Bringing jury to crime scene via VR provides more accurate results
New research by the University of South Australia finds overwhelming evidence in favour of using VR in the courtroom by putting jurors in the middle of a crime scene.
Delivering the correct verdict on car accident and murder cases is contingent on good spatial awareness, but short of being at the crime scene, the room for error is large.

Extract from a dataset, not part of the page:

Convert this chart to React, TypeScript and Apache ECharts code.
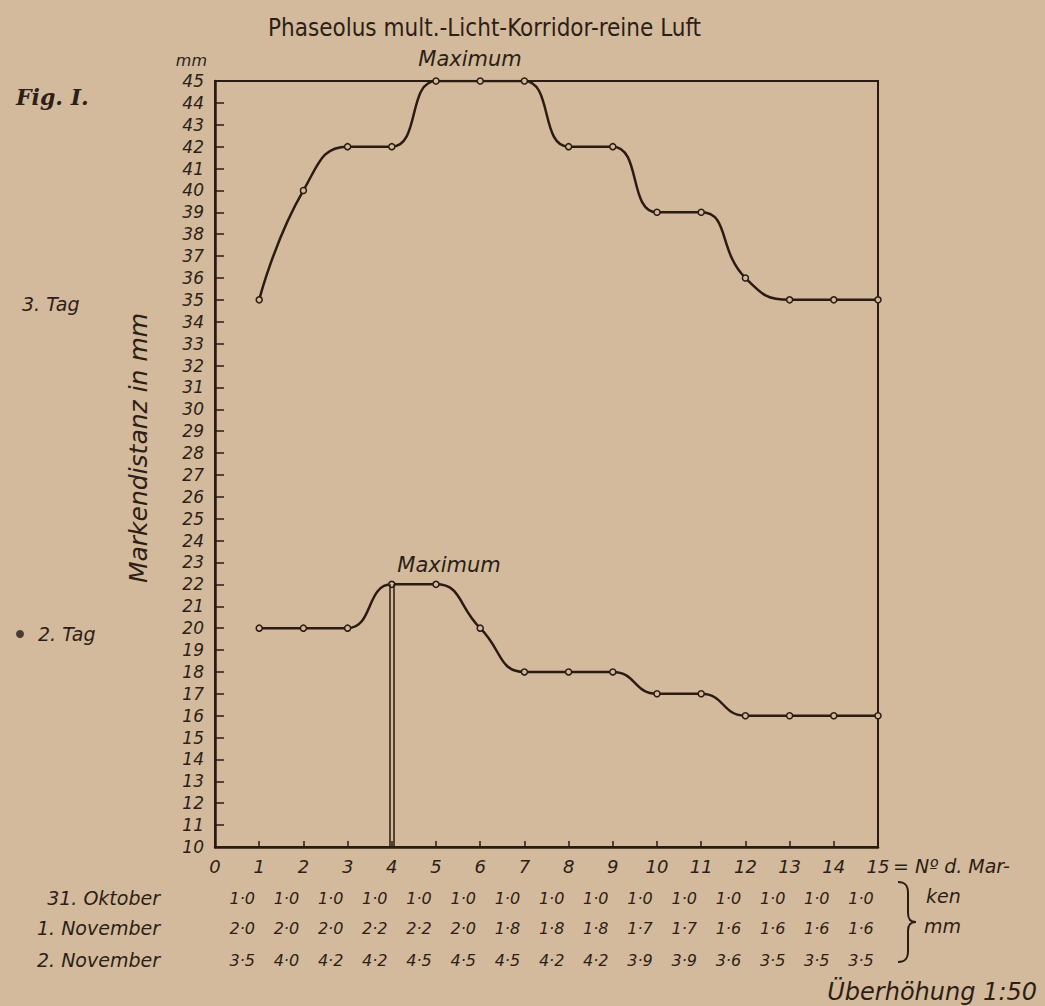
import React, { useEffect, useRef } from "react";
import * as echarts from "echarts";

// Marker numbers (x) and measured distances (mm)
const markerNumbers = [1, 2, 3, 4, 5, 6, 7, 8, 9, 10, 11, 12, 13, 14, 15];
const tag3Values = [35, 40, 42, 42, 45, 45, 45, 42, 42, 39, 39, 36, 35, 35, 35];
const tag2Values = [20, 20, 20, 22, 22, 20, 18, 18, 18, 17, 17, 16, 16, 16, 16];

// Table below the chart (values in cm)
const rowOct31 = [1.0, 1.0, 1.0, 1.0, 1.0, 1.0, 1.0, 1.0, 1.0, 1.0, 1.0, 1.0, 1.0, 1.0, 1.0];
const rowNov1 = [2.0, 2.0, 2.0, 2.2, 2.2, 2.0, 1.8, 1.8, 1.8, 1.7, 1.7, 1.6, 1.6, 1.6, 1.6];
const rowNov2 = [3.5, 4.0, 4.2, 4.2, 4.5, 4.5, 4.5, 4.2, 4.2, 3.9, 3.9, 3.6, 3.5, 3.5, 3.5];
const rowLabels = ["31. Oktober", "1. November", "2. November"];

const title = "Phaseolus mult.-Licht-Korridor-reine Luft";

const BG = "#d3ba9c";
const INK = "#2d1e16";
const LINE = "#2a1b13";
const HAND = "'DejaVu Sans', 'Liberation Sans', sans-serif";

const BRACE_D =
  "M0,0 C7,0 10,3 10,11 L10,31 C10,37 12,40 18,40 C12,40 10,43 10,49 L10,69 C10,77 7,80 0,80";
echarts.graphic.registerShape("brace", (echarts.graphic as any).extendPath(BRACE_D, {}));

const fmt = (v: number) => v.toFixed(1).replace(".", "·");

function tableAxis(row: number[], margin: number) {
  return {
    type: "value",
    position: "bottom",
    min: 0,
    max: 15,
    interval: 1,
    axisLine: { show: false },
    axisTick: { show: false },
    splitLine: { show: false },
    axisLabel: {
      margin,
      color: INK,
      fontFamily: HAND,
      fontStyle: "italic",
      fontSize: 16,
      padding: [0, 34, 0, 0],
      formatter: (v: number) => {
        const i = Math.round(v) - 1;
        return i >= 0 && i < row.length ? fmt(row[i]) : "";
      },
    },
  };
}

export default function App() {
  const ref = useRef<HTMLDivElement>(null);
  useEffect(() => {
    if (!ref.current) return;
    const chart = echarts.init(ref.current, undefined, { renderer: "svg" });
    const italic = { fill: INK, fontFamily: HAND, fontStyle: "italic" };
    chart.setOption({
      animation: false,
      backgroundColor: BG,
      grid: {
        left: 215,
        right: 167,
        top: 81,
        bottom: 159,
        show: true,
        borderColor: LINE,
        borderWidth: 2,
        backgroundColor: "transparent",
      },
      xAxis: [
        {
          type: "value",
          min: 0,
          max: 15,
          interval: 1,
          axisLine: { lineStyle: { color: LINE, width: 2.5 } },
          axisTick: { inside: true, length: 6, lineStyle: { color: LINE, width: 1.5 } },
          splitLine: { show: false },
          axisLabel: {
            margin: 10,
            color: INK,
            fontFamily: HAND,
            fontStyle: "italic",
            fontSize: 18,
          },
        },
        tableAxis(rowOct31, 43),
        tableAxis(rowNov1, 73),
        tableAxis(rowNov2, 105),
      ],
      yAxis: {
        type: "value",
        min: 10,
        max: 45,
        interval: 1,
        axisLine: { lineStyle: { color: LINE, width: 2.5 } },
        axisTick: { inside: true, length: 9, lineStyle: { color: LINE, width: 1.5 } },
        splitLine: { show: false },
        axisLabel: {
          margin: 11,
          color: INK,
          fontFamily: HAND,
          fontStyle: "italic",
          fontSize: 17,
        },
      },
      series: [
        {
          name: "3. Tag",
          type: "line",
          smooth: 0.5,
          data: markerNumbers.map((m, i) => [m, tag3Values[i]]),
          symbol: "circle",
          symbolSize: 6,
          itemStyle: { color: BG, borderColor: LINE, borderWidth: 1.5 },
          lineStyle: { color: LINE, width: 2.5 },
        },
        {
          name: "2. Tag",
          type: "line",
          smooth: 0.5,
          data: markerNumbers.map((m, i) => [m, tag2Values[i]]),
          symbol: "circle",
          symbolSize: 6,
          itemStyle: { color: BG, borderColor: LINE, borderWidth: 1.5 },
          lineStyle: { color: LINE, width: 2.5 },
          markLine: {
            silent: true,
            symbol: ["none", "none"],
            label: { show: false },
            lineStyle: { color: LINE, width: 1.5, type: "solid" },
            data: [
              [{ coord: [3.95, 22] }, { coord: [3.95, 10] }],
              [{ coord: [4.05, 22] }, { coord: [4.05, 10] }],
            ],
          },
        },
      ],
      graphic: [
        {
          type: "text",
          left: 268,
          top: 16,
          style: {
            text: title,
            fill: INK,
            fontFamily: "'Liberation Sans Narrow', 'DejaVu Sans Condensed', 'DejaVu Sans', sans-serif",
            fontSize: 24,
          },
        },
        { type: "text", x: 16, y: 97, style: { ...italic, text: "Fig. I.", fontSize: 22, fontWeight: "bold", fontFamily: "'DejaVu Serif', serif", verticalAlign: "middle" } },
        { type: "text", x: 207, y: 60, style: { ...italic, text: "mm", fontSize: 16, align: "right", verticalAlign: "middle" } },
        { type: "text", x: 470, y: 59, style: { ...italic, text: "Maximum", fontSize: 21, align: "center", verticalAlign: "middle" } },
        { type: "text", x: 449, y: 565, style: { ...italic, text: "Maximum", fontSize: 21, align: "center", verticalAlign: "middle" } },
        { type: "text", x: 22, y: 304, style: { ...italic, text: "3. Tag", fontSize: 19, verticalAlign: "middle" } },
        { type: "circle", shape: { cx: 20, cy: 634, r: 4 }, style: { fill: "#4a3a36" } },
        { type: "text", x: 38, y: 634, style: { ...italic, text: "2. Tag", fontSize: 19, verticalAlign: "middle" } },
        {
          type: "text",
          x: 138,
          y: 448,
          rotation: Math.PI / 2,
          style: { ...italic, text: "Markendistanz in mm", fontSize: 25, align: "center", verticalAlign: "middle" },
        },
        { type: "text", x: 160, y: 898, style: { ...italic, text: rowLabels[0], fontSize: 19, align: "right", verticalAlign: "middle" } },
        { type: "text", x: 160, y: 928, style: { ...italic, text: rowLabels[1], fontSize: 19, align: "right", verticalAlign: "middle" } },
        { type: "text", x: 160, y: 960, style: { ...italic, text: rowLabels[2], fontSize: 19, align: "right", verticalAlign: "middle" } },
        { type: "text", x: 893, y: 866, style: { ...italic, text: "= Nº d. Mar-", fontSize: 19, verticalAlign: "middle" } },
        { type: "text", x: 926, y: 896, style: { ...italic, text: "ken", fontSize: 19, verticalAlign: "middle" } },
        { type: "text", x: 924, y: 926, style: { ...italic, text: "mm", fontSize: 19, verticalAlign: "middle" } },
        {
          type: "brace",
          x: 898,
          y: 882,
          style: { fill: "none", stroke: LINE, lineWidth: 2 },
        },
        { type: "text", x: 1037, y: 992, style: { ...italic, text: "Überhöhung 1:50", fontSize: 24, align: "right", verticalAlign: "middle" } },
      ],
    });
    return () => chart.dispose();
  }, []);
  return (
    <div
      ref={ref}
      style={{ position: "absolute", left: 0, top: 0, width: 1045, height: 1006 }}
    />
  );
}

Thanks to the advent of virtual reality (VR), jurors now have a better chance of making the right decision.
In the study, a team of researchers, legal professionals, police and forensic scientists simulated a hit-and-run scene, reconstructing the events with a laser scanner to compare verdicts between jurors using 3D headsets and those relying on photographs from the scene.
According to the researchers, the result was better recall, spatial accuracy, and more consistent verdicts in the case of the jurors (30 study participants) using interactive technology.
“VR required significantly less effort than using photographs to piece together the sequence of events,” says UniSA’s Australian Research Centre for Interactive and Virtual Environments, Dr Andrew Cunningham.
The study found participants viewing the scene through a 3D headset were 9.5 times more likely (86.67%) to choose the same verdict, Death by Dangerous Driving, than the group who relied on photographs. That group were split 47/53% between a careless driving verdict and a dangerous driving verdict.
Participants who were immersed in the scene were more likely to correctly remember the car’s location in relation to the victim at the time of the accident. In contrast, it was difficult for people to visualise the scene from still images.
“This provides unequivocal evidence that interactive technology leads to fairer and more consistent verdicts, and indeed could be the future of courtrooms,” says Dr Cunningham.
Lead researcher, Dr Carolin Reichherzer, says site visits are still the gold standard in providing juries with a realistic impression of a scene, but they also have drawbacks.
“They are expensive, especially in remote locations and in some cases the site itself has changed, making accurate viewings impossible,” says Dr Reichherzer.
Virtual reality has precedence in the courtroom internationally, with the most famous example being in 2019 when the Bavarian State criminal office created an interactive scene of the infamous Auschwitz concentration camp to aid the prosecution’s case in a war crimes trial.